╭─ Input data
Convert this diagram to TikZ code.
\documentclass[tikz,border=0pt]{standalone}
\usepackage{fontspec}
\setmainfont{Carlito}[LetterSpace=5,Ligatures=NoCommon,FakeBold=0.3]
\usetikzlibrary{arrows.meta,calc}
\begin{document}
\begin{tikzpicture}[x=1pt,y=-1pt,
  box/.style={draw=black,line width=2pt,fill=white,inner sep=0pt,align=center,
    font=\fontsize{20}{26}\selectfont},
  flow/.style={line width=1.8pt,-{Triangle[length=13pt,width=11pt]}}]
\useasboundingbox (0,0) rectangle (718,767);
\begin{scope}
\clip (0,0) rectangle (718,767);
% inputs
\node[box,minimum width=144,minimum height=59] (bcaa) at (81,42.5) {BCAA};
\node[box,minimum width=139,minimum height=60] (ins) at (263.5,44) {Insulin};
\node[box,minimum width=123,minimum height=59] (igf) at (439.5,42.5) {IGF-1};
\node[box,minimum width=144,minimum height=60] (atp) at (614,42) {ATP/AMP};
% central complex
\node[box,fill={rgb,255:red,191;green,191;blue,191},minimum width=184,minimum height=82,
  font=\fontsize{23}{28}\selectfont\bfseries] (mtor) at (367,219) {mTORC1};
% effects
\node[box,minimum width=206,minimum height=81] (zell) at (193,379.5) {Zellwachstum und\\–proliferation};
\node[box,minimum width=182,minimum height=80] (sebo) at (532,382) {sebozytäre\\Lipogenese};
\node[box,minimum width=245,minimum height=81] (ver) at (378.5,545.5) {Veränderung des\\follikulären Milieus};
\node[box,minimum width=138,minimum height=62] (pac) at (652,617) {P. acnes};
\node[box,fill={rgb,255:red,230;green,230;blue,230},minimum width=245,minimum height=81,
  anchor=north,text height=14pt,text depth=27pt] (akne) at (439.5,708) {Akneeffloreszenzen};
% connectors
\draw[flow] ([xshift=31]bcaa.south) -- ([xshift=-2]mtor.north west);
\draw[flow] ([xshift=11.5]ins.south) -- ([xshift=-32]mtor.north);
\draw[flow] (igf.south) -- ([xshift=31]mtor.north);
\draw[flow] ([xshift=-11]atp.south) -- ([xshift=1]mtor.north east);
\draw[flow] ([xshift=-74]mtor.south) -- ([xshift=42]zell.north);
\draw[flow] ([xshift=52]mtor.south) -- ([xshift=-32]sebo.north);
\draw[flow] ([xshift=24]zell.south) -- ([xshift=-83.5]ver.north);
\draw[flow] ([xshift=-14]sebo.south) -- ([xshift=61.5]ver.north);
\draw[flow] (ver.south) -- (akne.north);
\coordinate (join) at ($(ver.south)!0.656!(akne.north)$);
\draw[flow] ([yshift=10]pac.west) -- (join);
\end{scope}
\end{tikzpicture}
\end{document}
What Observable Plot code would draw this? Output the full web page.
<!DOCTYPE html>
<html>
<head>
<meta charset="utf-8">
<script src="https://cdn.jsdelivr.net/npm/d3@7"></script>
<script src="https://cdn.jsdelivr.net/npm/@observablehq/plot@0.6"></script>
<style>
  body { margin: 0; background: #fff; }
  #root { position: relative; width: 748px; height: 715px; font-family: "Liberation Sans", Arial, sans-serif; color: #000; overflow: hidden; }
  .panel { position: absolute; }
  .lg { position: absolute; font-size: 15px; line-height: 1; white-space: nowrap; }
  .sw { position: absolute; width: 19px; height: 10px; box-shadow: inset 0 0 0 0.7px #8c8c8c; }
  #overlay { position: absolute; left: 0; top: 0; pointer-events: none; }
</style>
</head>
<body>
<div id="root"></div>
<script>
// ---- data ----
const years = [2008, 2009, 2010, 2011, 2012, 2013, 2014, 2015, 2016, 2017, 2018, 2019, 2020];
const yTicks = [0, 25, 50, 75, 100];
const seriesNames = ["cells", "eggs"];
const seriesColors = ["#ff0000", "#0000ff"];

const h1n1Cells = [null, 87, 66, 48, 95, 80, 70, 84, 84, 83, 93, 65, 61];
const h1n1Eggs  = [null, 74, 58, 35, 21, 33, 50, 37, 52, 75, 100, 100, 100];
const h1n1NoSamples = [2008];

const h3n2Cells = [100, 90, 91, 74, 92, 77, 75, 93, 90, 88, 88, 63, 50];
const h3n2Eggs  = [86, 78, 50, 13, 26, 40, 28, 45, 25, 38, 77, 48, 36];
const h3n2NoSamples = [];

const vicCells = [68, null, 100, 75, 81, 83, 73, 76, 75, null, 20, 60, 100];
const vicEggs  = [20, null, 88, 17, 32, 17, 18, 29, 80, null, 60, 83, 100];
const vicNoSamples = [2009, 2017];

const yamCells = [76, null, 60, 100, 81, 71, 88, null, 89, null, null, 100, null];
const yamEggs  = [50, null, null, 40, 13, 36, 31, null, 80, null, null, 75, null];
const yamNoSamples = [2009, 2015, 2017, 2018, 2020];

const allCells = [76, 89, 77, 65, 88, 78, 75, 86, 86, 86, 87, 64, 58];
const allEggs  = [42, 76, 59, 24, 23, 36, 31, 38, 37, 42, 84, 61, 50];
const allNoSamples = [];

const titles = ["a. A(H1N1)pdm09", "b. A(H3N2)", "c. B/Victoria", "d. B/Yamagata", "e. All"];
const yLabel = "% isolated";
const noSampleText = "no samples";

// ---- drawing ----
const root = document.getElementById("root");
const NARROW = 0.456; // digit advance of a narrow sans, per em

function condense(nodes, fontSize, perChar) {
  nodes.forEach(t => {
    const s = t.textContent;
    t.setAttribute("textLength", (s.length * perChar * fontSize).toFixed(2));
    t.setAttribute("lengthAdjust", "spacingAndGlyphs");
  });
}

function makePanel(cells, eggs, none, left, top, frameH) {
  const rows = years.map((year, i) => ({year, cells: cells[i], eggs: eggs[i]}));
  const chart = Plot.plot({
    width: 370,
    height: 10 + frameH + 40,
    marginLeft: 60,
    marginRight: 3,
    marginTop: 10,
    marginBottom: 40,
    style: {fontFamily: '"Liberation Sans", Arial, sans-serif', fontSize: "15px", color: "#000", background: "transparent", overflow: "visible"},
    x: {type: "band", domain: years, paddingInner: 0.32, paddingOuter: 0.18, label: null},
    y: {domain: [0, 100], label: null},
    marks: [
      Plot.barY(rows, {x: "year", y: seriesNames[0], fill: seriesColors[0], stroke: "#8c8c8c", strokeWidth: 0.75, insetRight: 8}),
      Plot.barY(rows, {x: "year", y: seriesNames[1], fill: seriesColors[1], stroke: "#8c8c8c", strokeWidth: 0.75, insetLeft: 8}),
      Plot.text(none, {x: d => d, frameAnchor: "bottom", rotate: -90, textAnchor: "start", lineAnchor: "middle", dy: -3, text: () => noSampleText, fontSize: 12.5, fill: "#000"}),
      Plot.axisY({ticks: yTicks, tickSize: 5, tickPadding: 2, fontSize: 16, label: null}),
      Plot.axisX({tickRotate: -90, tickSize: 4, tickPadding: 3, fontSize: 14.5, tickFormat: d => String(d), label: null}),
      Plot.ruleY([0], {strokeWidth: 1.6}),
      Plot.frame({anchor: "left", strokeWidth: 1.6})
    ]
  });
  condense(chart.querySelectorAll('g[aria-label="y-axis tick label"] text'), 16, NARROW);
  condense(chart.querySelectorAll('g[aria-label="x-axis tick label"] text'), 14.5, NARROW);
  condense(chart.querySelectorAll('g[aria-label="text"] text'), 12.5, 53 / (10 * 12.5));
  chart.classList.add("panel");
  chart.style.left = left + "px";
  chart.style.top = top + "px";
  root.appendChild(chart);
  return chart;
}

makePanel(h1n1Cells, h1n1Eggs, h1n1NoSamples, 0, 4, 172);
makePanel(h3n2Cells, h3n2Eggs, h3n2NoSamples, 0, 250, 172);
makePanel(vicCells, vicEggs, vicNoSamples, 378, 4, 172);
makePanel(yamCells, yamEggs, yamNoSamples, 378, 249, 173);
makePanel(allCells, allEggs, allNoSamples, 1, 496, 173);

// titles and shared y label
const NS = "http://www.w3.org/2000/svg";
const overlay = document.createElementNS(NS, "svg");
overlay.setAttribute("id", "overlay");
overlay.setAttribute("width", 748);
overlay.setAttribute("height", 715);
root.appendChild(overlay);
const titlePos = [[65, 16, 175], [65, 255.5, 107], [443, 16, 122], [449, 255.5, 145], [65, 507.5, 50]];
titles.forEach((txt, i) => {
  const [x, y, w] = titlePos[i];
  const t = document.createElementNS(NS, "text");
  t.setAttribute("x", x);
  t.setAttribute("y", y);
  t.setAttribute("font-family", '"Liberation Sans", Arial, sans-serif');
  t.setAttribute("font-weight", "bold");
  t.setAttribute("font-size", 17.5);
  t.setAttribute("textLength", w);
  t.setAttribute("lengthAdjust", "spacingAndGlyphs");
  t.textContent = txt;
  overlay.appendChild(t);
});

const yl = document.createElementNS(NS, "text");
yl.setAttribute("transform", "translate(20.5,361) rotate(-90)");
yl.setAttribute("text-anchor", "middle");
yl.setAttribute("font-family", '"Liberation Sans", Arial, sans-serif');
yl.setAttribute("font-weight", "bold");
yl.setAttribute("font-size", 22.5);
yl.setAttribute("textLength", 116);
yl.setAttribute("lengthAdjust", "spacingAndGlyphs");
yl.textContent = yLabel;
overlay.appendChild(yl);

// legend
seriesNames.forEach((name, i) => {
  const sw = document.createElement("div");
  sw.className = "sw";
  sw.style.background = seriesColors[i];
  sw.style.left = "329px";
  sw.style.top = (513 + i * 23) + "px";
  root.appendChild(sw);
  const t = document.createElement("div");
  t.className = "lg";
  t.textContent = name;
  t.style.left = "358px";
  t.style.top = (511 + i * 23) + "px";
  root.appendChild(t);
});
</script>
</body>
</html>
╰─
--- Task goal ---
Identify each line of the material where the word "code" shows up, and copy it.

--- The completed task ---
Convert this diagram to TikZ code.
What Observable Plot code would draw this? Output the full web page.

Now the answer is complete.